In <18200@crdgw1.crd.ge.com> volpe@camelback.crd.ge.com (Christopher R Volpe) 
writes:

>|>|>>>#define DIV_MOD(d,r,x,y) ( y == 0.0 ? d = 0.0, r = x : d = x/y, r =
>|>x - d*y )
>|>                               ^^^^^^^^^^^^^^^^^^^^^^^^^^^^^^^^^^^
>|>                                          This is the root of the
>|>                              precedence problem because the value "x/y" is
>|>                              being assigned to the result of the conditional
>|>                              operator, which is not an lvalue, and therefore
>|>                              an illegal target for assignment. 

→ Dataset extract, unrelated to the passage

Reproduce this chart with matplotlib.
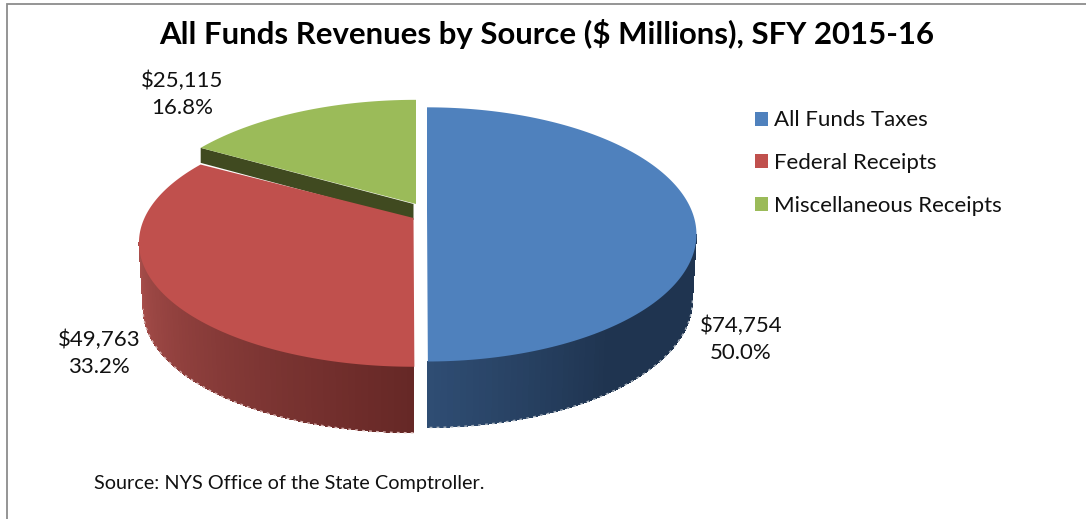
import numpy as np
import matplotlib
matplotlib.use('Agg')
import matplotlib.pyplot as plt
from matplotlib.colors import to_rgb
from matplotlib.patches import Patch

plt.rcParams['font.family']=['Lato','DejaVu Sans']

categories=['All Funds Taxes','Federal Receipts','Miscellaneous Receipts']
revenues=[74754,49763,25115]
percents=[50.0,33.2,16.8]
colors=['#4F81BD','#C0504D','#9BBB59']

# pixel layout: the slices are pulled apart, so each has its own apex/size
k=0.2
apex=[(427,209),(413.5,218),(416,204)]
size=[(264,122),(269,119),(272,125)]
rim_depth=66
rim_from=['#2F4D73','#A84E4B',None]
rim_to=['#1F3450','#662826',None]
rim_edge=['#A9B3BE','#D8B4B2',None]
label_xy=[(741,339),(99,353),(182,94)]

def project(theta,ap,sz,shrink=1.0,drop=0):
    # perspective view of a unit circle, apex stays at ap
    u,v=np.cos(theta),np.sin(theta)
    d=1+k*v
    return ap[0]+shrink*sz[0]*u/d, ap[1]-sz[1]*v/d+drop

fig,ax=plt.subplots(figsize=(10.86,5.19),dpi=100)
ax.set_position([0,0,1,1])
ax.set_xlim(0,1086); ax.set_ylim(519,0)
ax.axis('off')

edges=np.pi/2-2*np.pi*np.concatenate([[0],np.cumsum(revenues)])/np.sum(revenues)
turn=np.arcsin(-k)   # where the outline turns to the back

# cut face of the green slice shows above the red one
gx,gy=project(np.array([edges[2]]),apex[2],size[2])
ax.fill([gx[0],apex[1][0],apex[1][0],gx[0]],[gy[0],apex[2][1],apex[1][1]+2,gy[0]+15],
        color='#404A20',lw=0,zorder=1)

for i in range(3):
    a,b=edges[i],edges[i+1]
    # rim, only the part facing the viewer
    if rim_from[i] is not None:
        if i==0:
            t=np.linspace(turn,-np.pi/2,70)
        else:
            t=np.linspace(-np.pi/2,-np.pi-turn,70)
        c0,c1=np.array(to_rgb(rim_from[i])),np.array(to_rgb(rim_to[i]))
        for j in range(len(t)-1):
            seg=np.linspace(t[j],t[j+1],3)
            x1,y1=project(seg,apex[i],size[i])
            x2,y2=project(seg[::-1],apex[i],size[i],0.985,rim_depth)
            if i==0:
                f=1-min(1,(len(t)-2-j)/30)
            else:
                f=j/(len(t)-2)
            col=c1+(c0-c1)*f
            ax.fill(np.r_[x1,x2],np.r_[y1,y2],color=col,lw=0,antialiased=False,zorder=2)
        xe,ye=project(t,apex[i],size[i],0.985,rim_depth)
        ax.plot(xe,ye,color=rim_edge[i],lw=1,ls=(0,(2,3)),zorder=2)
    # top face
    t=np.linspace(a,b,200)
    x,y=project(t,apex[i],size[i])
    ax.fill(np.r_[apex[i][0],x],np.r_[apex[i][1],y],color=colors[i],lw=0,zorder=3)
    ax.text(label_xy[i][0],label_xy[i][1],f'${revenues[i]:,}\n{percents[i]:.1f}%',
            ha='center',va='center',fontsize=16,linespacing=1.45,color='#111111',zorder=5)

ax.plot([6.5,6.5,1086],[519,3.5,3.5],color='#8C8C8C',lw=1.3,solid_joinstyle='miter',clip_on=False)

ax.text(547,34,'All Funds Revenues by Source (\\$ Millions), SFY 2015-16',ha='center',va='center',
        fontsize=22.4,fontweight='bold',color='black')
ax.text(94,483.5,'Source: NYS Office of the State Comptroller.',ha='left',va='center',fontsize=14.3,color='#111111')

handles=[Patch(facecolor=c,edgecolor='none',label=n) for c,n in zip(colors,categories)]
ax.legend(handles=handles,loc='upper left',bbox_to_anchor=(755,110.5),bbox_transform=ax.transData,
          frameon=False,fontsize=16,handlelength=0.59,handleheight=0.59,handletextpad=0.28,
          labelspacing=1.02,borderpad=0,borderaxespad=0,labelcolor='#111111')

plt.savefig('out.png',dpi=100)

>Steve Emmerson pointed out to me that the above expression is
>perfectly legal because the grammar in both K&R1 and K&R2  prevent
>parsing the ?: operator as the lhs of the assignment, thus precedence
>doesn't apply. (I put too much faith in Table 2.1). BTW, both
>GCC and SunOS cc get this completely wrong. They complain about invalid lhs
>of assignment.

Whoops!  Hang on a second!

I said the expression was valid according to the K&R1 grammar.  It is,
however, quite invalid under Standard C: it cannot be generated from
the grammar.

The original question was in the context of K&R1 C.

Steve Emmerson        steve@unidata.ucar.edu        ...!ncar!unidata!steve

volpe@camelback.crd.ge.com (Christopher R Volpe) (04/05/91)

In article <10903@ncar.ucar.edu>, steve@groucho.ucar.edu (Steve
Emmerson) writes:
|>Whoops!  Hang on a second!
|>
|>I said the expression was valid according to the K&R1 grammar.  It is,
|>however, quite invalid under Standard C: it cannot be generated from
|>the grammar.
|>
|>The original question was in the context of K&R1 C.

Ah, right. Sorry. Yes, it's valid under K&R1, and SunOS cc incorrectly
flags it. Gcc -traditional also does the same incorrect thing. 
The default gcc (i.e. ansi) correctly flags it, but for the wrong reason.
According to ANSI it's a pure syntax violation, but gcc reports
"invalid lvalue in assignment". But that's because the "then" branch
of the conditional isn't an lvalue. If we take advantage of GCC's
generalized lvalues, we get the following:

#include <stdio.h>
int main()
{
  int a=0,b=0,c=0;
  c=0;
/*
  This get's reported as invalid lhs of assignment
  c ? c = a : c = b ;
*/

/*
  This is a prefectly valid generalized lvalue
*/
  (c ? a : b) = 5;

/*
  This is a syntax error according to ANSI, but GCC treats it like the above
*/
  c ? a : b = 5;

}

GCC behaves the same way with -ansi. However, it produces the 
"invalid lhs" again when using -pedantic. It never finds the syntax
violation.

|>
|>Steve Emmerson        steve@unidata.ucar.edu        ...!ncar!unidata!steve
                            
==================
Chris Volpe
G.E. Corporate R&D
volpecr@crd.ge.com